The moral of the story is that you cannot be a religious Jew without knowing how to speak Hebrew. Whether it’s in the siddur, responsa, Mussar or, of course, the Torah, all of our holiest books are written in Hebrew.
Hebrew is also what unites us as a people. If a Jew form Alaska wants to talk with a fellow Jew in France or learn with someone in Israel, Hebrew is what offers them a way to communicate. It allows us to be one people even though we may live all over the world.
JV: What’s it like turning 90?
Rabbi Eliach: It is a great feeling to turn 90 with health, a clear mind, and a profession. Even though my life has only spanned 90 years, I have witnessed many historical periods. When I was a child, my grandfather’s home was like one from hundreds of years ago. There was no running water, no electricity, the stove ran on coals instead of gas and the thought of a refrigerator or freezer was inconceivable. In that same lifetime, I have seen a man land on the moon, cutting edge computers, cellular phones and lightning fast technological progress.

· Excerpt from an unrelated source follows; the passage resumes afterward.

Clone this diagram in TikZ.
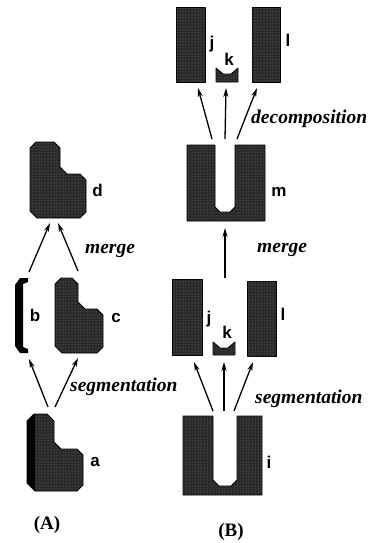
\documentclass[tikz,border=0pt]{standalone}
\usepackage{fontspec}
\setmainfont{Liberation Serif}
\newfontfamily\lblfont{Liberation Sans}
\usetikzlibrary{arrows.meta,patterns}
\begin{document}
\begin{tikzpicture}[x=1pt,y=-1pt,
  blob/.style={fill=black!84,draw=black,line width=0.9pt,line join=round,
    postaction={pattern=dots,pattern color=black!50}},
  darkband/.style={fill=black},
  holder/.style={inner sep=0pt,outer sep=0pt,draw=none,rectangle},
  lbl/.style={inner sep=0pt,font=\lblfont\bfseries\fontsize{17}{20}\selectfont},
  op/.style={inner sep=0pt,font=\bfseries\itshape\fontsize{19.5}{22}\selectfont},
  captxt/.style={inner sep=0pt,font=\bfseries\fontsize{19}{22}\selectfont},
  arr/.style={line width=1.3pt,-{Stealth[length=9pt,width=5pt]}}]
\useasboundingbox (0,0) rectangle (371,543);

% ---------- (A) ----------
\node[holder,minimum width=56pt,minimum height=76pt] (sd) at (58,180) {};
\draw[blob] (30,148)--(36,142)--(54,142)--(60,148)--(60,167)--(67,174)--(80,174)--(86,180)--(86,212)--(80,218)--(37,218)--(30,211)--cycle;
\node[lbl] (ld) at (97.5,190) {d};

\node[holder,minimum width=13pt,minimum height=75pt] (sb) at (21.5,315.5) {};
\fill[darkband] (15,285)--(20,278)--(28,278)--(28,282)--(23,284)--(23,347)--(28,349)--(28,353)--(20,353)--(15,346)--cycle;
\node[lbl] (lb) at (35,315) {b};

\node[holder,minimum width=48pt,minimum height=75pt] (sc) at (79,315.5) {};
\draw[blob] (55,284)--(61,278)--(72,278)--(78,284)--(78,302)--(85,309)--(97,309)--(103,315)--(103,347)--(97,353)--(62,353)--(55,346)--cycle;
\node[lbl] (lc) at (116,318) {c};

\node[holder,minimum width=56pt,minimum height=77pt] (sa) at (55,452.5) {};
\draw[blob] (27,421)--(34,414)--(47,414)--(54,421)--(54,442)--(61,449)--(77,449)--(83,455)--(83,485)--(77,491)--(35,491)--(27,483)--cycle;
\fill[darkband] (27,421)--(34,414)--(35,414)--(35,491)--(27,483)--cycle;
\node[lbl] (la) at (95,462) {a};

\coordinate (a-o1) at (48,407);
\coordinate (a-o2) at (55,407);
\coordinate (b-i) at (29,359);
\coordinate (c-i) at (78,358);
\coordinate (b-o) at (29,272);
\coordinate (c-o) at (78,271);
\coordinate (d-i1) at (50,223);
\coordinate (d-i2) at (58,223);
\draw[arr] (a-o1) -- (b-i);
\draw[arr] (a-o2) -- (c-i);
\draw[arr] (b-o) -- (d-i1);
\draw[arr] (c-o) -- (d-i2);
\node[op,anchor=base] (mergeA) at (110,253) {merge};
\node[op,anchor=base west] (segA) at (70,391) {segmentation};
\node[captxt] (capA) at (47,525) {(A)};

% ---------- (B) top ----------
\node[holder,minimum width=29pt,minimum height=75pt] (tj) at (190.5,44.5) {};
\draw[blob] (176,7) rectangle (205,82);
\node[lbl] (ltj) at (212,44) {j};
\node[holder,minimum width=22pt,minimum height=14pt] (tk) at (227,75) {};
\draw[blob] (216,68)--(223,74)--(231,74)--(238,68)--(238,82)--(216,82)--cycle;
\node[lbl] (ltk) at (229,59) {k};
\node[holder,minimum width=28pt,minimum height=75pt] (tl) at (266,44.5) {};
\draw[blob] (252,7) rectangle (280,82);
\node[lbl] (ltl) at (288,40) {l};

\node[holder,minimum width=78pt,minimum height=76pt] (sm) at (226,183) {};
\draw[blob] (187,145)--(215,145)--(215,207)--(220,212)--(230,212)--(235,207)--(235,145)--(265,145)--(265,221)--(187,221)--cycle;
\node[lbl] (lm) at (279,192) {m};

\coordinate (m-o1) at (212,139);
\coordinate (m-o2) at (225,139);
\coordinate (m-o3) at (237,139);
\coordinate (tj-i) at (198,88);
\coordinate (tk-i) at (226,88);
\coordinate (tl-i) at (257,88);
\draw[arr] (m-o1) -- (tj-i);
\draw[arr] (m-o2) -- (tk-i);
\draw[arr] (m-o3) -- (tl-i);
\node[op,anchor=base west] (dec) at (251,123) {decomposition};

% ---------- (B) bottom ----------
\node[holder,minimum width=30pt,minimum height=76pt] (bj) at (187,317) {};
\draw[blob] (172,279) rectangle (202,355);
\node[lbl] (lbj) at (209,319) {j};
\node[holder,minimum width=22pt,minimum height=13pt] (bk) at (224,348.5) {};
\draw[blob] (213,342)--(220,348)--(228,348)--(235,342)--(235,355)--(213,355)--cycle;
\node[lbl] (lbk) at (227,332) {k};
\node[holder,minimum width=29pt,minimum height=75pt] (bl) at (261.5,318.5) {};
\draw[blob] (247,281) rectangle (276,356);
\node[lbl] (lbl2) at (283,314) {l};

\coordinate (bj-top) at (225,278);
\coordinate (m-i) at (225,228);
\draw[arr] (bj-top) -- (m-i);
\node[op,anchor=base west] (mergeB) at (257,252) {merge};

\node[holder,minimum width=79pt,minimum height=79pt] (si) at (222.5,455.5) {};
\draw[blob] (183,416)--(213,416)--(213,480)--(219,486)--(231,486)--(237,480)--(237,416)--(262,416)--(262,495)--(183,495)--cycle;
\node[lbl] (li) at (269,462) {i};

\coordinate (i-o1) at (213,411);
\coordinate (i-o2) at (224,411);
\coordinate (i-o3) at (234,411);
\coordinate (bj-i) at (194,362);
\coordinate (bk-i) at (224,362);
\coordinate (bl-i) at (253,362);
\draw[arr] (i-o1) -- (bj-i);
\draw[arr] (i-o2) -- (bk-i);
\draw[arr] (i-o3) -- (bl-i);
\node[op,anchor=base west] (segB) at (255,403) {segmentation};
\node[captxt] (capB) at (231,532) {(B)};
\end{tikzpicture}
\end{document}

Now, at 90, I look back and remember the pogroms in Israel in the 1920s and 1930s, the demonstrations during the British mandate to establish a Jewish state, the unspeakable tragedy of the Holocaust and the establishment of the State of Israel.
I thoroughly enjoyed all of my 90 years and am very satisfied with what I accomplished with the help of amazing educational partners: excellent teachers who worked with me to develop a pedagogy, curriculum, and cultural programming that enriched our students’ intellectual and spiritual lives. Most importantly, I feel incredibly blessed that at the age of 90 I am still able to consult with teachers, to teach, and to continue to learn.
JV: Do you have any advice you can offer us?
Rabbi Eliach: “Derech Eretz Kadma La’Torah.” People must recognize that they are social beings and not just individualistic egotists. We are unable to live on our own; we need the help of others. From the moment a baby is born, its parents help it. Each person must return that favor throughout his or her life by helping others. This is the most fundamental principle of living properly: “V’Ahavta Lireacha Kamocha” (Love your neighbor like yourself).
In my life I have seen that if a person disconnects from his or her roots, that person becomes very lonely. That loneliness can cause a spiritual death, as it says in the Talmud,“Oy Chevruta, Oy Metuta” (loosely translated as “The one without a study partner is as one who has died”). That is why a person must follow his or her heritage, be a good citizen and an active member of his or her culture.
I have also learned that money should never be one’s goal in life. We need money in order to survive but it should never become the end game. The ultimate goal is to be a good person, to care for one’s family, neighbors, friends, and people in general. The way to achieve this goal is by studying Torah and ethics.
If one strives for perfection, that person will come close to achieving it. That is why it is so important to learn as much as you can. The more you learn, the more you will come to value humanist values.
You should also never get caught up in anger. Anger is the root of evil, which comes from focusing on surface and egotistical feelings, and can destroy all of society’s foundations.
A summary of all these lessons is found in Chapter 6, verse 8 of Micah, “Hashem has shown you, O man, what is good. And what does Hashem require of you? To act justly and to love mercy and to walk humbly with your G-d.”